7 String guitars can use the same gauges of string as 6 strings, of course the difference is that the thickest string is no longer the low E, or 6th string, rather, it is the low B, or 7th string. The low B is a very thick string, and on some ultra heavy sets can even start resembling a string from a bass guitar!
If you’re looking to keep your 7 string useable for a wide range of genres, it’s always advisable to have a medium gauge set on your guitar. You’ll have the flexibility and comfort you need to play solos, and you’ll still be able to manage some alternative tunings.
If, however, you’re using your 7 string for metal and you’re likely to keep it drop tuned most of the time, stick with the heavy and extra heavy strings. These strings hold more tension than lighter gauges do, allowing you to retain proper intonation even when tuned down.
The material that your strings are made from will also have an impact on your overall tone. When we refer to the metals used in string making, we call them alloys. Alloys are mixtures of different elemental metals that when combined provide specific properties. In the case of strings, different metals are blended for their sonic, or strength properties, or in many cases, for a mixture of both.
Coated strings have really come a long way.
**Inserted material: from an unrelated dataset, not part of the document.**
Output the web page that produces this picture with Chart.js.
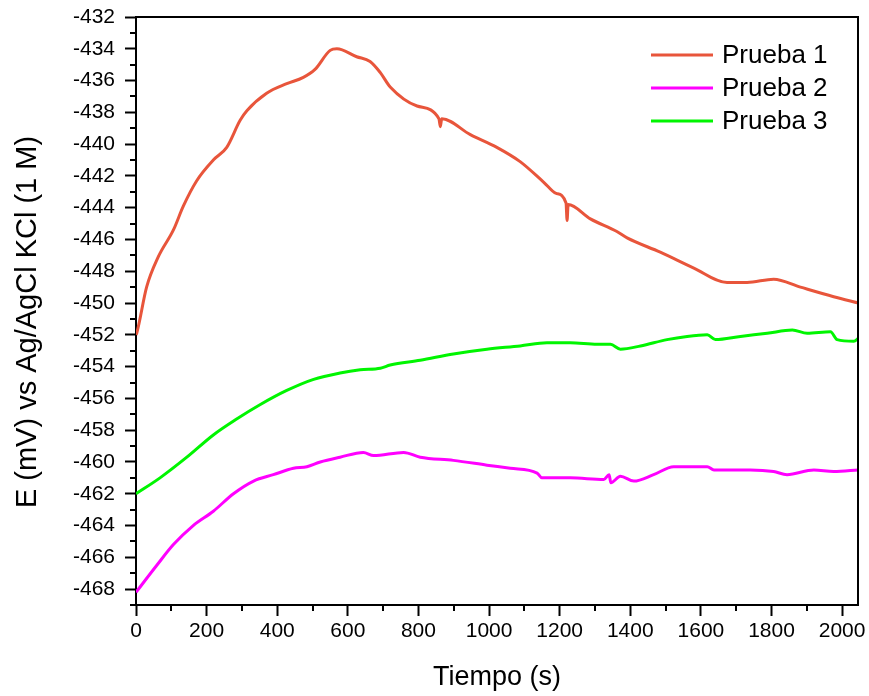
<!DOCTYPE html>
<html>
<head>
<meta charset="utf-8">
<script src="https://cdn.jsdelivr.net/npm/chart.js@4.4.1/dist/chart.umd.min.js"></script>
<style>
  html, body { margin: 0; padding: 0; background: #ffffff; }
  #wrap { width: 869px; height: 696px; position: relative; }
</style>
</head>
<body>
<div id="wrap"><canvas id="c" width="869" height="696"></canvas></div>
<script>
// ---- Data ----
const seriesLabels = ["Prueba 1", "Prueba 2", "Prueba 3"];

const p1Time = [0, 2, 30, 63, 106, 134, 172, 219, 257, 295, 314, 370, 427, 474, 507, 550, 569, 625, 663, 692, 720, 796, 858, 862, 866, 947, 1022, 1088, 1155, 1190, 1218, 1221, 1224, 1287, 1362, 1391, 1485, 1580, 1674, 1731, 1806, 1882, 1976, 2047];
const p1Value = [-452.0, -451.9, -449.0, -447.1, -445.4, -443.9, -442.3, -441.0, -440.2, -438.5, -437.9, -436.8, -436.2, -435.8, -435.3, -434.1, -434.0, -434.5, -434.8, -435.5, -436.4, -437.6, -438.4, -438.9, -438.4, -439.4, -440.2, -441.1, -442.4, -443.1, -443.7, -444.8, -443.8, -444.7, -445.5, -445.9, -446.8, -447.8, -448.7, -448.7, -448.5, -449.0, -449.6, -450.0];

const p2Time = [0, 59, 106, 162, 219, 276, 333, 389, 446, 484, 522, 578, 644, 673, 758, 805, 899, 994, 1060, 1136, 1150, 1230, 1325, 1340, 1345, 1372, 1410, 1466, 1523, 1618, 1637, 1740, 1806, 1844, 1920, 1976, 2047];
const p2Value = [-468.2, -466.5, -465.2, -464.0, -463.1, -462.0, -461.2, -460.8, -460.4, -460.3, -460.0, -459.7, -459.4, -459.6, -459.4, -459.7, -459.9, -460.2, -460.4, -460.7, -461.0, -461.0, -461.1, -460.8, -461.3, -460.9, -461.2, -460.8, -460.3, -460.3, -460.5, -460.5, -460.6, -460.8, -460.5, -460.6, -460.5];

const p3Time = [0, 68, 144, 219, 285, 351, 427, 503, 578, 635, 692, 720, 805, 899, 994, 1088, 1164, 1230, 1306, 1344, 1372, 1429, 1504, 1561, 1618, 1641, 1712, 1788, 1859, 1901, 1967, 1986, 2033, 2047];
const p3Value = [-462.0, -461.0, -459.7, -458.3, -457.3, -456.4, -455.5, -454.8, -454.4, -454.2, -454.1, -453.9, -453.6, -453.2, -452.9, -452.7, -452.5, -452.5, -452.6, -452.6, -452.9, -452.7, -452.3, -452.1, -452.0, -452.3, -452.1, -451.9, -451.7, -451.9, -451.8, -452.3, -452.4, -452.2];

const xTitle = "Tiempo (s)";
const yTitle = "E (mV) vs Ag/AgCl KCl (1 M)";
const xMin = 0, xMax = 2045, xStep = 200;
const yMin = -469, yMax = -432, yStep = 2;

// ---- Styling ----
const FONT = '"Liberation Sans", Arial, Helvetica, sans-serif';
const colors = ["#E8553B", "#FF00FF", "#00F500"];

function pts(ts, vs) { return ts.map((t, i) => ({ x: t, y: vs[i] })); }

const frameAndMinor = {
  id: 'frameAndMinor',
  afterDraw(chart) {
    const ctx = chart.ctx;
    const { left, right, top, bottom } = chart.chartArea;
    const xs = chart.scales.x, ys = chart.scales.y;
    ctx.save();
    ctx.strokeStyle = '#000';
    ctx.lineWidth = 2;
    ctx.beginPath();
    ctx.moveTo(left, top); ctx.lineTo(right, top); ctx.lineTo(right, bottom);
    ctx.stroke();
    ctx.beginPath();
    for (let v = xMin + xStep / 2; v <= xMax; v += xStep) {
      const px = Math.round(xs.getPixelForValue(v));
      ctx.moveTo(px, bottom); ctx.lineTo(px, bottom + 6);
    }
    for (let v = yMin; v <= yMax; v += yStep) {
      if (Math.abs(v) % 2 === 1) {
        const py = Math.round(ys.getPixelForValue(v));
        ctx.moveTo(left, py); ctx.lineTo(left - 6, py);
      }
    }
    ctx.stroke();
    // legend inside the plot
    ctx.font = '26px ' + FONT;
    ctx.textBaseline = 'middle';
    ctx.textAlign = 'left';
    chart.data.datasets.forEach((ds, i) => {
      const y = top + 38 + 33 * i;
      const x0 = right - 207;
      ctx.strokeStyle = ds.borderColor;
      ctx.lineWidth = 3;
      ctx.beginPath(); ctx.moveTo(x0, y); ctx.lineTo(x0 + 62, y); ctx.stroke();
      ctx.fillStyle = '#000';
      ctx.fillText(ds.label, x0 + 71, y + 1);
    });
    // y axis title
    ctx.font = '29px ' + FONT;
    ctx.textAlign = 'center';
    ctx.textBaseline = 'middle';
    ctx.translate(28, (top + bottom) / 2 + 11);
    ctx.rotate(-Math.PI / 2);
    ctx.fillText(yTitle, 0, 0);
    ctx.restore();
  }
};

new Chart(document.getElementById('c'), {
  type: 'scatter',
  data: {
    datasets: [
      { label: seriesLabels[0], data: pts(p1Time, p1Value), borderColor: colors[0] },
      { label: seriesLabels[1], data: pts(p2Time, p2Value), borderColor: colors[1] },
      { label: seriesLabels[2], data: pts(p3Time, p3Value), borderColor: colors[2] }
    ].map(d => Object.assign(d, {
      showLine: true, pointRadius: 0, borderWidth: 3, backgroundColor: d.borderColor,
      cubicInterpolationMode: 'monotone', fill: false
    }))
  },
  options: {
    responsive: false,
    animation: false,
    layout: { padding: { left: 0, right: 11, top: 17, bottom: 0 } },
    plugins: { legend: { display: false }, tooltip: { enabled: false } },
    scales: {
      x: {
        type: 'linear', min: xMin, max: xMax,
        afterFit(s) { s.height = 91; s.paddingLeft = 0; s.paddingRight = 0; },
        ticks: { stepSize: xStep, includeBounds: false, color: '#000', font: { family: FONT, size: 21 }, padding: 3, maxRotation: 0, callback: v => String(v) },
        grid: { drawOnChartArea: false, drawTicks: true, tickLength: 11, tickColor: '#000', tickWidth: 2 },
        border: { display: true, color: '#000', width: 2 },
        title: { display: true, text: xTitle, color: '#000', font: { family: FONT, size: 27, lineHeight: 1.2 }, padding: { top: 0, bottom: 2 } }
      },
      y: {
        type: 'linear', min: yMin, max: yMax,
        afterFit(s) { s.width = 136; s.paddingTop = 0; s.paddingBottom = 0; },
        ticks: { stepSize: yStep, includeBounds: false, color: '#000', font: { family: FONT, size: 21 }, padding: 10, callback: v => String(v) },
        grid: { drawOnChartArea: false, drawTicks: true, tickLength: 11, tickColor: '#000', tickWidth: 2 },
        border: { display: true, color: '#000', width: 2 },
        title: { display: false }
      }
    }
  },
  plugins: [frameAndMinor]
});
</script>
</body>
</html>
If you’ve never played a set because you listened to a friend who tried a set 15 years ago and didn’t like them, we strongly suggest you try them for yourself. Especially for players who are hard on their strings, having a coated set loaded up will go a long way to reducing string break anxiety on stage.
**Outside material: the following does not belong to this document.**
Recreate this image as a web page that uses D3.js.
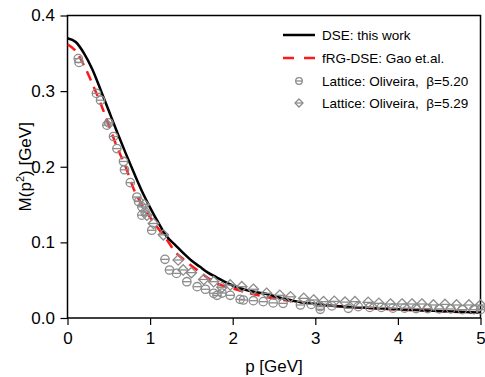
<!DOCTYPE html>
<html><head><meta charset="utf-8">
<script src="https://cdn.jsdelivr.net/npm/d3@7/dist/d3.min.js"></script>
<style>body{margin:0;background:#fff}svg{display:block;font-family:"Liberation Sans",Arial,sans-serif}</style>
</head><body><svg id="c" width="485" height="377"></svg>
<script>
const xTicks = [0,1,2,3,4,5];
const yTicks = [0.0,0.1,0.2,0.3,0.4];
const dseP = [0,0.1,0.2,0.3,0.4,0.5,0.6,0.7,0.8,0.9,1.0,1.1,1.2,1.3,1.4,1.5,1.6,1.7,1.8,1.9,2.0,2.2,2.4,2.6,2.8,3.0,3.2,3.5,4.0,4.5,5.0];
const dseM = [0.370,0.365,0.350,0.329,0.302,0.274,0.246,0.219,0.193,0.168,0.146,0.126,0.108,0.097,0.086,0.076,0.068,0.060,0.054,0.048,0.043,0.036,0.032,0.026,0.0213,0.0185,0.0162,0.0142,0.0115,0.0092,0.0070];
const frgP = [0,0.1,0.2,0.3,0.4,0.5,0.6,0.7,0.8,0.9,1.0,1.1,1.2,1.3,1.4,1.5,1.6,1.7,1.8,1.9,2.0,2.2,2.4,2.6,2.8,3.0,3.5,4.0,4.5,5.0];
const frgM = [0.362,0.353,0.334,0.310,0.284,0.255,0.226,0.201,0.171,0.150,0.133,0.118,0.104,0.088,0.078,0.069,0.061,0.053,0.046,0.042,0.039,0.033,0.028,0.024,0.021,0.018,0.014,0.011,0.009,0.0068];
const lat520P = [0.13,0.14,0.35,0.40,0.477,0.50,0.557,0.598,0.678,0.69,0.76,0.84,0.86,0.90,0.90,0.94,1.02,1.18,1.235,1.32,1.445,1.57,1.67,1.77,1.81,1.87,1.97,2.09,2.13,2.25,2.37,2.49,2.61,2.82,2.95,3.06,3.06,3.2,3.40,3.52,3.66,3.80,3.94,4.08,4.22,4.36,4.50,4.64,4.78,4.92,5.0];
const lat520M = [0.343,0.338,0.297,0.288,0.255,0.258,0.240,0.224,0.207,0.196,0.179,0.160,0.154,0.147,0.136,0.140,0.116,0.0776,0.0635,0.059,0.048,0.0414,0.038,0.0327,0.030,0.033,0.030,0.0247,0.0238,0.0229,0.0216,0.020,0.0194,0.0172,0.018,0.0115,0.015,0.016,0.0128,0.015,0.014,0.014,0.013,0.013,0.0125,0.0125,0.012,0.012,0.011,0.011,0.011];
const lat529P = [0.93,0.96,1.04,1.16,1.34,1.40,1.50,1.65,1.77,1.87,1.97,2.11,2.25,2.41,2.57,2.70,2.86,2.98,3.10,3.23,3.36,3.48,3.64,3.77,3.91,4.05,4.17,4.29,4.43,4.57,4.71,4.86,5.0];
const lat529M = [0.150,0.136,0.125,0.110,0.0767,0.0635,0.060,0.051,0.048,0.0406,0.0437,0.0414,0.038,0.0327,0.030,0.028,0.026,0.0238,0.0216,0.022,0.021,0.0216,0.0207,0.0194,0.0185,0.0185,0.0185,0.0185,0.0172,0.018,0.0172,0.0172,0.0172];
const legendLabels = ["DSE: this work","fRG-DSE: Gao et.al.","Lattice: Oliveira,\u00a0\u00a0\u03b2=5.20","Lattice: Oliveira,\u00a0\u00a0\u03b2=5.29"];

const svg = d3.select("#c");
const L=67.5, R=480.5, T=15.5, B=318;
const x = d3.scaleLinear().domain([0,5]).range([L,R]);
const y = d3.scaleLinear().domain([0,0.4]).range([B,T]);
const gray="#8c8c8c";

svg.append("clipPath").attr("id","cp").append("rect").attr("x",L).attr("y",T).attr("width",R-L).attr("height",B-T);

const xMinor = d3.range(0,5.0001,0.2);
const yMinor = d3.range(0,0.4001,0.02);
const gx = svg.append("g").attr("transform",`translate(0,${B})`);
gx.call(d3.axisBottom(x).tickValues(xMinor).tickSize(4).tickFormat(""));
gx.call(d3.axisBottom(x).tickValues(xTicks).tickSize(7).tickFormat(d3.format("d")));
gx.selectAll("text").attr("font-size",17).attr("fill","#000").attr("dy","0.95em");
const gy = svg.append("g").attr("transform",`translate(${L},0)`);
gy.call(d3.axisLeft(y).tickValues(yMinor).tickSize(4).tickFormat(""));
gy.call(d3.axisLeft(y).tickValues(yTicks).tickSize(7).tickFormat(d3.format(".1f")));
gy.selectAll("text").attr("font-size",17).attr("fill","#000").attr("dx","-0.15em");
svg.selectAll(".domain").remove();
svg.selectAll(".tick line").attr("stroke","#000").attr("stroke-width",1.2);

svg.append("rect").attr("x",L).attr("y",T).attr("width",R-L).attr("height",B-T).attr("fill","none").attr("stroke","#000").attr("stroke-width",1.5);

const plot = svg.append("g").attr("clip-path","url(#cp)");

function circ(g,cx,cy,r){
  g.append("circle").attr("cx",cx).attr("cy",cy).attr("r",r).attr("fill","none").attr("stroke",gray).attr("stroke-width",1.3);
  g.append("line").attr("x1",cx-r).attr("x2",cx+r).attr("y1",cy).attr("y2",cy).attr("stroke",gray).attr("stroke-width",1.3);
}
function diam(g,cx,cy,r){
  g.append("path").attr("d",`M${cx},${cy-r}L${cx+r},${cy}L${cx},${cy+r}L${cx-r},${cy}Z`).attr("fill","none").attr("stroke",gray).attr("stroke-width",1.3);
  g.append("line").attr("x1",cx-r).attr("x2",cx+r).attr("y1",cy).attr("y2",cy).attr("stroke",gray).attr("stroke-width",1.3);
}
const gm = svg.append("g");
lat529P.forEach((p,i)=>diam(gm,x(p),y(lat529M[i]),5.2));
lat520P.forEach((p,i)=>circ(gm,x(p),y(lat520M[i]),4.2));

const line = d3.line().x(d=>x(d[0])).y(d=>y(d[1])).curve(d3.curveMonotoneX);
plot.append("path").datum(frgP.map((p,i)=>[p,frgM[i]])).attr("d",line).attr("fill","none").attr("stroke","#ff1a1a").attr("stroke-width",2.5).attr("stroke-dasharray","10,7");
plot.append("path").datum(dseP.map((p,i)=>[p,dseM[i]])).attr("d",line).attr("fill","none").attr("stroke","#000").attr("stroke-width",2.5);

svg.append("text").attr("x",(L+R)/2).attr("y",372).attr("text-anchor","middle").attr("font-size",17).text("p [GeV]");
const yt = svg.append("text").attr("transform",`translate(31,${(T+B)/2}) rotate(-90)`).attr("text-anchor","middle").attr("font-size",17);
yt.append("tspan").text("M(p");
yt.append("tspan").attr("font-size",11).attr("dy",-7).text("2");
yt.append("tspan").attr("dy",7).text(") [GeV]");

const lg = svg.append("g");
const rows=[35,58,81,103];
lg.append("line").attr("x1",283).attr("x2",315).attr("y1",rows[0]).attr("y2",rows[0]).attr("stroke","#000").attr("stroke-width",2.5);
lg.append("line").attr("x1",283).attr("x2",315).attr("y1",rows[1]).attr("y2",rows[1]).attr("stroke","#ff1a1a").attr("stroke-width",2.5).attr("stroke-dasharray","11,10");
circ(lg,299,rows[2],3.3);
diam(lg,299,rows[3],4);
legendLabels.forEach((t,i)=>lg.append("text").attr("x",322).attr("y",rows[i]).attr("dy","0.35em").attr("font-size",13.5).text(t));
</script></body></html>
Coating adds a layer of polymer, typically Teflon or a Teflon equivalent to the outside of the string. Much like Teflon stops food from sticking to pans, it also prevents dirt and debris from sticking to your strings. On uncoated strings, that same dirt and debris accumulates, causing a loss of tone, and ultimately accelerates corrosion, leading to breaks.
Of course, coating isn’t a perfect solution. Not every player likes the feel of coated strings, despite the nanotechnology that is now used to make the polymer layer literally microscopic! On top of that, there’s no denying that there is at least some tone loss, and loss of sustain. With the best coated strings, this may even be inaudible, but if you’re recording, it may become more apparent.
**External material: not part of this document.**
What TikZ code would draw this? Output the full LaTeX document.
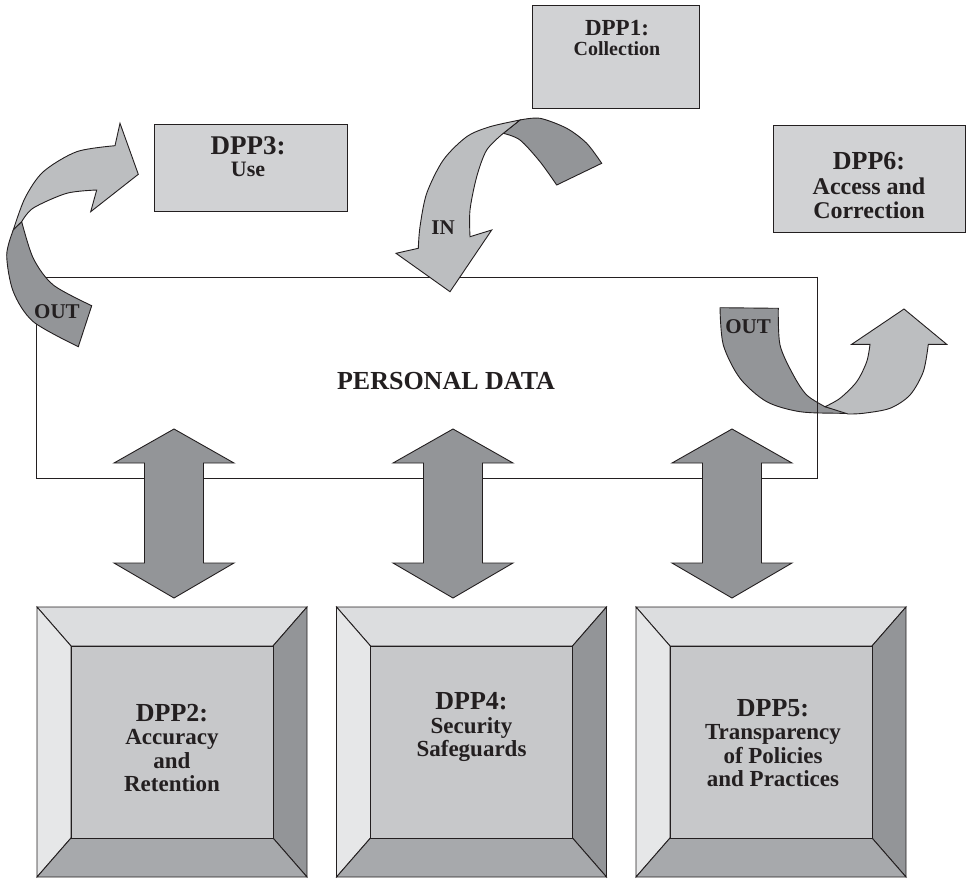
\documentclass[tikz,border=0pt]{standalone}
\usepackage{fontspec}
\setmainfont{Liberation Serif}
\definecolor{boxfill}{HTML}{D1D2D4}
\definecolor{lightarr}{HTML}{BCBEC0}
\definecolor{darkarr}{HTML}{939598}
\definecolor{bevtop}{HTML}{DCDDDF}
\definecolor{bevleft}{HTML}{E6E7E8}
\definecolor{bevright}{HTML}{939598}
\definecolor{bevbot}{HTML}{A7A9AC}
\definecolor{bevinner}{HTML}{C7C8CA}
\definecolor{txt}{HTML}{231F20}
\newcommand{\hdsize}{\fontsize{26}{24}\selectfont}
\newcommand{\bevelbox}[4]{%
  \begin{scope}[shift={(#1,607)}]
    \filldraw[outl, fill=bevtop] (0,0) -- (270,0) -- (236,39) -- (34,39) -- cycle;
    \filldraw[outl, fill=bevleft] (0,0) -- (34,39) -- (34,231) -- (0,270) -- cycle;
    \filldraw[outl, fill=bevright] (270,0) -- (270,270) -- (236,231) -- (236,39) -- cycle;
    \filldraw[outl, fill=bevbot] (0,270) -- (34,231) -- (236,231) -- (270,270) -- cycle;
    \node[outl, draw, fill=bevinner, minimum width=202pt, minimum height=192pt, inner sep=0] (#2) at (135,135) {};
  \end{scope}
  \node[lbl, font=\bfseries\fontsize{23}{23.5}\selectfont] (#2t) at #3 {#4};
}
\newcommand{\dblarrow}[2]{%
  \begin{scope}[shift={(#1,0)}]
    \filldraw[outl, fill=darkarr] (0,429) -- (60,463) -- (29.5,463) -- (29.5,563) -- (60,563) -- (0,598)
      -- (-60,563) -- (-29.5,563) -- (-29.5,463) -- (-60,463) -- cycle;
  \end{scope}
}
\begin{document}
\begin{tikzpicture}[x=1pt,y=-1pt,
  outl/.style={draw=txt, line width=0.9pt, line join=miter},
  topbox/.style={outl, draw, fill=boxfill, inner sep=0},
  lbl/.style={align=center, inner sep=0, text=txt, font=\bfseries}]
\useasboundingbox (0,0) rectangle (968,878);

% main rectangle
\node[outl, draw, minimum width=781pt, minimum height=201pt, inner sep=0] (pd) at (426.5,377.5) {};
\node[lbl, font=\bfseries\fontsize{26}{28}\selectfont] (pdt) at (446,381) {PERSONAL DATA};

% top boxes
\node[topbox, minimum width=167pt, minimum height=103pt] (dpp1) at (615.5,56.5) {};
\node[lbl, font=\bfseries\fontsize{20}{20}\selectfont] (dpp1t) at (617,38) {{\fontsize{23}{20}\selectfont DPP1:}\\Collection};
\node[topbox, minimum width=193pt, minimum height=87pt] (dpp3) at (250.5,167.5) {};
\node[lbl, font=\bfseries\fontsize{22}{22}\selectfont] (dpp3t) at (248,157) {{\fontsize{27}{22}\selectfont DPP3:}\\Use};
\node[topbox, minimum width=192pt, minimum height=107pt] (dpp6) at (869,178.5) {};
\node[lbl, font=\bfseries\fontsize{24}{24.5}\selectfont] (dpp6t) at (869,186) {{\hdsize DPP6:}\\Access and\\Correction};

% left OUT arrow (to DPP3)
\filldraw[outl, fill=lightarr] plot[smooth] coordinates {(13.3,230) (25,198) (43.3,171.7) (76.7,151.7) (115,145.7)}
  -- (120,123.3) -- (138.3,174.3) -- (90.7,211.7) -- (96.7,190)
  -- plot[smooth] coordinates {(96.7,190) (66.7,193.3) (33.3,208) (21.7,221.7)} -- cycle;
\filldraw[outl, fill=darkarr] plot[smooth] coordinates {(13.3,230) (6.7,255) (13.3,291.7) (33.3,321.7) (78.3,346.7)}
  -- (91.7,305.7)
  -- plot[smooth] coordinates {(91.7,305.7) (53.3,285) (33.3,258.3) (21.7,221.7)} -- cycle;
\node[lbl, font=\bfseries\fontsize{21}{21}\selectfont] (out1) at (57,312) {OUT};

% IN arrow (from DPP1)
\filldraw[outl, fill=darkarr] plot[smooth] coordinates {(520,120) (540,118.3) (566.7,128.3) (586.7,143.3) (601.7,163.3)}
  -- (556.7,185)
  -- plot[smooth] coordinates {(556.7,185) (540,161.7) (520,140) (503.3,133.3)} -- cycle;
\filldraw[outl, fill=lightarr] plot[smooth] coordinates {(520,120) (490,126.7) (466.7,136.7) (443.3,160) (426.7,193.3) (420,226.7) (418.3,248.3)}
  -- (396,253.3) -- (450,291.7) -- (491.7,230) -- (470,236.7)
  -- plot[smooth] coordinates {(470,236.7) (470,210) (476.7,176.7) (486.7,150) (503.3,133.3)} -- cycle;
\node[lbl, font=\bfseries\fontsize{21}{21}\selectfont] (in1) at (443,228) {IN};

% right OUT arrow (to DPP6)
\filldraw[outl, fill=darkarr] plot[smooth] coordinates {(720,307.7) (723.3,345) (740,378.3) (766.7,401.7) (800,411.7) (840,413.3) (850,413.3)}
  -- (825,406.7)
  -- plot[smooth] coordinates {(825,406.7) (806.7,395) (793.3,375) (780,345) (778.3,308.3)} -- cycle;
\filldraw[outl, fill=lightarr] (825,406.7) -- (848,414)
  -- plot[smooth] coordinates {(848,414) (863.3,413.3) (890,408.3) (910,395) (923.3,371.7) (928.3,344.3)}
  -- (946.7,344.3) -- (904,309) -- (851.7,344.3) -- (870,344.3)
  -- plot[smooth] coordinates {(870,344.3) (866.7,361.7) (856.7,381.7) (840,398.3) (825,406.7)} -- cycle;
\node[lbl, font=\bfseries\fontsize{21}{21}\selectfont] (out2) at (748,327) {OUT};
\draw[outl] (pd.north east) -- (pd.south east);

% bottom boxes
\bevelbox{37}{dpp2}{(172,748)}{{\hdsize DPP2:}\\Accuracy\\and\\Retention}
\bevelbox{336.5}{dpp4}{(471.5,727)}{{\hdsize DPP4:}\\Security\\Safeguards}
\bevelbox{636}{dpp5}{(773,743)}{{\hdsize DPP5:}\\Transparency\\of Policies\\and Practices}

% double arrows
\dblarrow{174}{a2}
\dblarrow{453}{a4}
\dblarrow{732}{a5}
\end{tikzpicture}
\end{document}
Final thoughts on the Best Guitar Strings for 7 String
We really enjoyed this review! Getting hands on with products for our readers is always great, but given the lack of information out there on the best pre assembled string sets for 7 string guitars, this one was particularly important to us.
To recap our top choices, players looking for a great all round set of strings that can handle standard and drop tuning with ease, the Dunlop Heavy Core NPS are a great choice.
If budget is a big concern for you, but you aren’t willing to sacrifice quality or tone, go with the Ernie Ball 7 String Power Slinkies.
If you’re simply looking for the best of the best, we can’t recommend the Ernie Ball Cobalt Slinky 7 String set enough! They had tone, strength, comfort, and stability in bunches, and we truly loved playing them.